I went to Eastwood City Libis this morning to finally fix my clearance papers from my now-ex-employer. Since I do not normally go to this place (I've been here twice or thrice in my entire life and usually my last trips here I was the inattentive passenger), I asked a lot of directions from all Libis experts I know. All of them were pretty much consistent and thanks to their understanding and patience, I was able to reach Libis unscathed. I had breakfast there, searched for my signatories and I finally submitted the final copy to the end-all secretary.
"Do you have a Citibank Corporate card?" I answered "No."
"Do you have loans" I answered " None"
"Do you have any memberships that Citibank sponsored?" I answered "None."
"All right, you're clear."
By 11 am, I was already out of the building, formally ending my relationship with Citibank, my now ex-employer. Less attachments, less hassles. I figured, maybe it was God telling me not to get a car when I was in Citibank. I was about to, but someone else got my exact model.
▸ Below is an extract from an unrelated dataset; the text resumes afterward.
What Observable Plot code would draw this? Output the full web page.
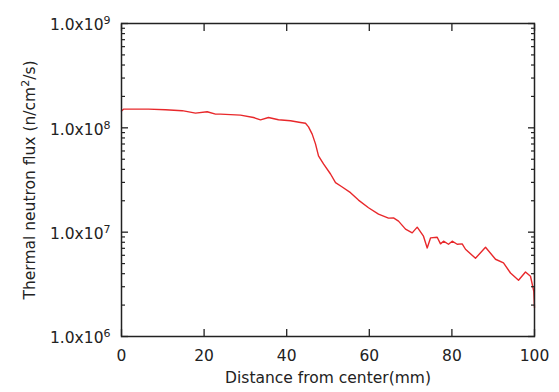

I pulled out my loan. I got mad. I was frustrated and I was eager to get some other car just to spite fate. But thank god I didn't or else I wouldn't have been finished with my clearance. Thank God!
It's funny when I went through the technicalities of deleting my virtual profile or accomplishing my clearance, I didn't feel anything. For me it was just another thankful career in an organization that ended at the right time. I know that it's definitely not the end of the world and for all I know some people may be rejoicing on my surprise departure. Nevertheless, I don't really intend to know what they feel. For me, it's time to look forward to my new professional home.
This is it. I finally did it. I searched for an opportunity, worked hard for it, got it and said goodbye to Citibank that took care of me and promoted me for all my efforts. As I've stressed in the exit interview, the reasons behind my resignation are only because of three things: much better Pay and compensation, Another promotion and better location. These are my non-negotiables otherwise I would've stayed. The choice was so clear that it didn't take me another minute to decide.
As I left my building yesterday I knew it would be my last as an employee. I did not look back. I am always a human of the future, always moving forward. It was painful to leave esteemed colleagues behind. I might not miss the work, but I will certainly miss some people. Contrary to popular belief, I will miss them a lot.
As I passed my final clearance to the executive secretary, I exhaled hard and went to meet up a friend for lunch and dessert. That was when it dawned on me that I finally did it. I will finally leave Citi behind, but with a happier heart and a positive outlook in life.
Again, I will welcome a huge change in my life and I'm happy.